Even softer Brexit will deliver City slowdown, EY warns

The City is set to suffer a slowdown next year, although asset management will continue to see modest growth, EY warns in its latest outlook for UK financial services.

Bonds are set to decline from 15.2 per cent of AUM to 13.8 per cent on the back of interest rate rises from the US Fed and a tapering of the ECB’s asset purchase programme, while equities under management are forecast to rise 6 per cent annually between now and 2020.

Total assets under management will reach £1.3trn by 2020.

In contrast, business lending is predicted to stagnate in 2018 and 2019 before slowly climbing to £435bn by 2020, while mortgage demand is also set to dampen.

However, with inflation set to hit 3 per cent later in the year while real household incomes forecast to decline by 0.2 per cent, demand for consumer credit could rise if households attempt to compensate for the hit by borrowing more.

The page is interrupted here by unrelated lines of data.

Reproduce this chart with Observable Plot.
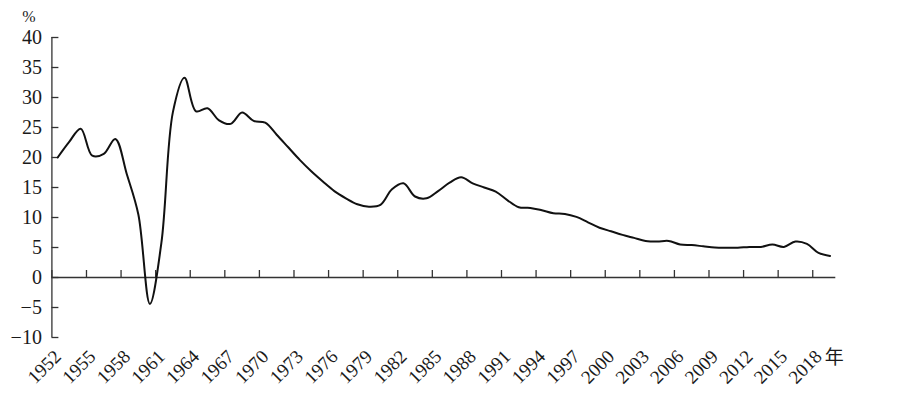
<!DOCTYPE html>
<html><head><meta charset="utf-8">
<script src="https://cdn.jsdelivr.net/npm/d3@7"></script>
<script src="https://cdn.jsdelivr.net/npm/@observablehq/plot@0.6"></script>
<style>body{margin:0;background:#fff} svg{display:block}</style>
</head><body><div id="chart"></div>
<script>
const years = [1952,1953,1954,1955,1956,1957,1958,1959,1960,1961,1962,1963,1964,1965,1966,1967,1968,1969,
  1970,1971,1972,1973,1974,1975,1976,1977,1978,1979,1980,1981,1982,1983,1984,1985,1986,1987,1988,1989,
  1990,1991,1992,1993,1994,1995,1996,1997,1998,1999,2000,2001,2002,2003,2004,2005,2006,2007,2008,2009,
  2010,2011,2012,2013,2014,2015,2016,2017,2018,2019];
const values = [20.0,22.6,24.8,20.3,20.6,23.1,17.2,10.5,-4.4,5.8,27.6,33.3,27.7,28.2,26.2,25.6,27.5,26.1,
  25.8,23.8,21.7,19.6,17.7,16.0,14.4,13.2,12.2,11.8,12.1,14.7,15.7,13.5,13.2,14.4,15.8,16.7,15.7,15.0,
  14.3,12.9,11.7,11.6,11.2,10.7,10.6,10.1,9.2,8.3,7.7,7.1,6.6,6.1,6.0,6.1,5.5,5.4,5.2,5.0,
  4.95,4.95,5.1,5.1,5.5,5.1,6.0,5.6,4.1,3.6];
const xTicks = [1952,1955,1958,1961,1964,1967,1970,1973,1976,1979,1982,1985,1988,1991,1994,1997,2000,2003,2006,2009,2012,2015,2018];
const yTicks = [-10,-5,0,5,10,15,20,25,30,35,40];
const xDomain = [1952, 2020];
const yDomain = [-10, 40];
const unitLabel = ["%"];
const yearLabel = ["年"];

const data = years.map((y, i) => ({year: y, value: values[i]}));

const W = 900, H = 396, mL = 51.4, mR = 64.7, mT = 37, mB = 59;
const plotW = W - mL - mR, plotH = H - mT - mB;
const zeroY = plotH * (yDomain[1] - 0) / (yDomain[1] - yDomain[0]);
const tickLen = 7;
const axisColor = "#333";
const serif = "'Liberation Serif', 'Times New Roman', serif";

const chart = Plot.plot({
  width: W, height: H,
  marginLeft: mL, marginRight: mR, marginTop: mT, marginBottom: mB,
  style: {fontFamily: serif, fontSize: "20px", color: "#1a1a1a", background: "#fff", overflow: "visible"},
  x: {domain: xDomain},
  y: {domain: yDomain},
  marks: [
    Plot.axisY(yTicks, {tickSize: 0, tickPadding: 10, fontSize: 20, label: null}),
    Plot.axisX(xTicks, {anchor: "bottom", tickSize: 0, tickRotate: -45, tickPadding: 16, dx: 6, fontSize: 19, tickFormat: d => String(d), label: null}),
    Plot.ruleX([xDomain[0]], {stroke: axisColor, strokeWidth: 1.3}),
    Plot.ruleY([0], {stroke: axisColor, strokeWidth: 1.3}),
    Plot.tickY(yTicks, {y: d => d, insetRight: plotW - tickLen, stroke: axisColor, strokeWidth: 1.3}),
    Plot.tickX(xTicks, {x: d => d, insetTop: zeroY - tickLen, insetBottom: plotH - zeroY, stroke: axisColor, strokeWidth: 1.3}),
    Plot.line(data, {x: d => d.year + 0.5, y: "value", curve: "catmull-rom", stroke: "#111", strokeWidth: 2}),
    Plot.text(unitLabel, {text: d => d, frameAnchor: "top-left", lineAnchor: "bottom", textAnchor: "middle", dx: -23, dy: -16, fontSize: 16, fill: "#1a1a1a"}),
    Plot.text(yearLabel, {text: d => d, frameAnchor: "bottom-right", dx: 8, dy: 26, fontSize: 19, fontFamily: "'Noto Sans CJK SC', sans-serif", fill: "#1a1a1a"})
  ]
});
document.getElementById("chart").appendChild(chart);
</script>
</body></html>
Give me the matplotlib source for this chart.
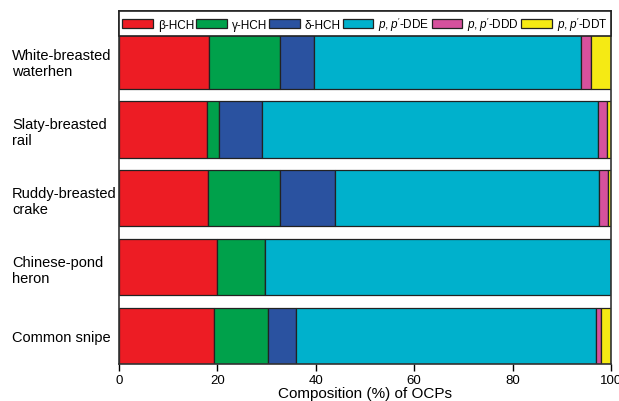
import matplotlib.pyplot as plt
import numpy as np

plt.rcParams['font.family'] = ['Liberation Sans', 'DejaVu Sans']
plt.rcParams['mathtext.fontset'] = 'custom'
plt.rcParams['mathtext.rm'] = 'Liberation Sans'
plt.rcParams['mathtext.it'] = 'Liberation Sans:italic'

# birds, top to bottom
birds = ['White-breasted\nwaterhen', 'Slaty-breasted\nrail', 'Ruddy-breasted\ncrake',
         'Chinese-pond\nheron', 'Common snipe']
compounds = ['β-HCH', 'γ-HCH', 'δ-HCH', "$p,p'$-DDE", "$p,p'$-DDD", "$p,p'$-DDT"]
beta_hch = [18.4, 17.9, 18.2, 19.9, 19.4]
gamma_hch = [14.4, 2.4, 14.6, 9.9, 11.0]
delta_hch = [6.9, 8.8, 11.2, 0.0, 5.6]
pp_dde = [54.2, 68.2, 53.5, 70.2, 61.0]
pp_ddd = [2.0, 1.9, 1.8, 0.0, 1.0]
pp_ddt = [4.1, 0.8, 0.7, 0.0, 2.0]
colors = ['#ED1C24', '#00A14B', '#2A52A0', '#00B1CC', '#D6519D', '#F5EA14']

series = [beta_hch, gamma_hch, delta_hch, pp_dde, pp_ddd, pp_ddt]

fig = plt.figure(figsize=(6.19, 4.02), dpi=100)
ax = fig.add_axes([0.192, 0.092, 0.795, 0.878])

y = np.arange(len(birds))[::-1]
left = np.zeros(len(birds))
for vals, c, name in zip(series, colors, compounds):
    vals = np.array(vals)
    ax.barh(y, vals, left=left, height=0.82, color=c, edgecolor='#222222',
            linewidth=0.9, label=name)
    left += vals

ax.set_xlim(0, 100)
ax.set_ylim(-0.41, 4.72)
ax.set_xticks([0, 20, 40, 60, 80, 100])
ax.tick_params(axis='x', direction='out', length=5, width=1, labelsize=9.5, pad=2)
ax.set_yticks(y)
ax.set_yticklabels(birds, fontsize=10.5)
ax.tick_params(axis='y', length=0, pad=77)
for lab in ax.get_yticklabels():
    lab.set_horizontalalignment('left')
    lab.set_multialignment('left')
ax.set_xlabel('Composition (%) of OCPs', fontsize=11, labelpad=0)

for sp in ax.spines.values():
    sp.set_linewidth(1.2)
    sp.set_color('#333333')

leg = ax.legend(loc='upper center', bbox_to_anchor=(0, 0.95, 1, 0.05), mode='expand',
                ncol=6, borderaxespad=0, fancybox=False, edgecolor='#222222',
                fontsize=8.5, handlelength=2.6, handleheight=0.85, handletextpad=0.4,
                columnspacing=0.2, borderpad=0.3, framealpha=1)
leg.get_frame().set_linewidth(1.2)

fig.savefig('out.png', dpi=100)
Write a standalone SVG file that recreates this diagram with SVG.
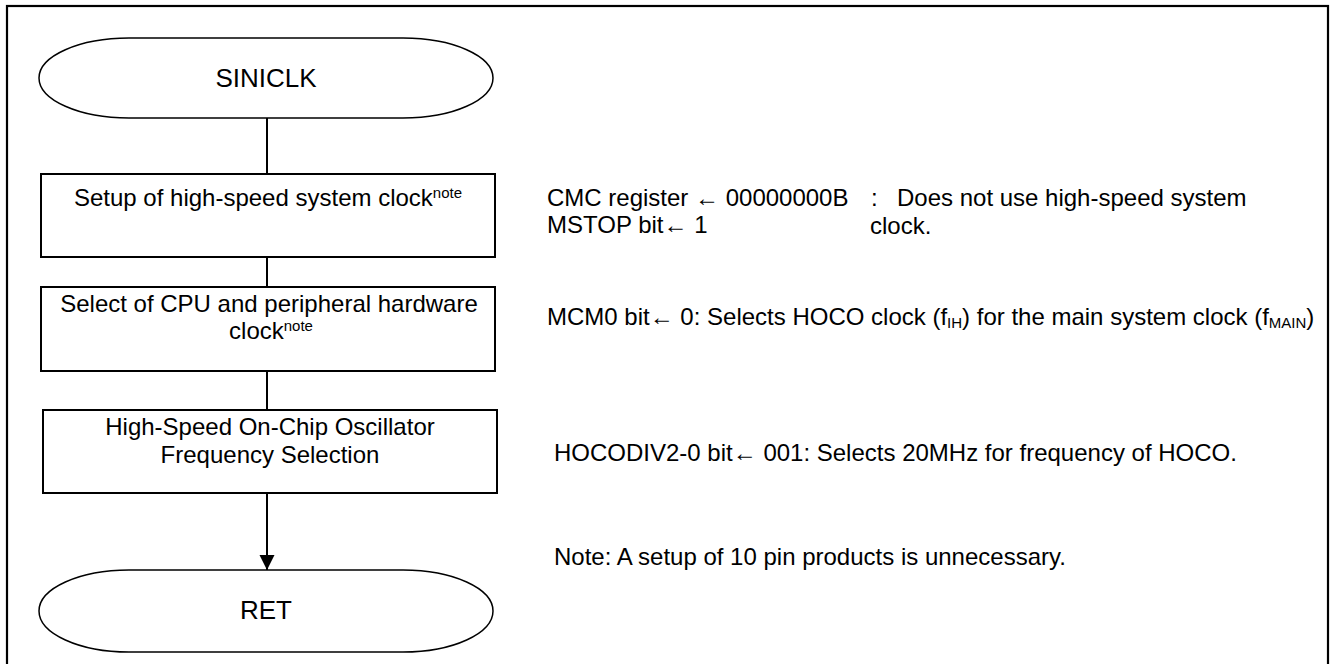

EY forecasts consumer loans will grow from £204bn in 2017 to £218bn in 2020.

EY’s UK financial services managing partner Omar Ali says: “Even modelling for a Brexit transitional deal, the outlook for 2018 remains tough for financial services as the impact of higher inflation is felt by households up and down the country. Business lending, mortgage lending and general insurance look set to be the hardest hit.

“Despite warnings from the Bank of England and some high-street lenders, the only type of lending that is expected to grow in 2018 is consumer credit. A return to mortgage and business lending growth is forecast for the latter stages of the decade, but this does depend on the right deal being struck with Europe.”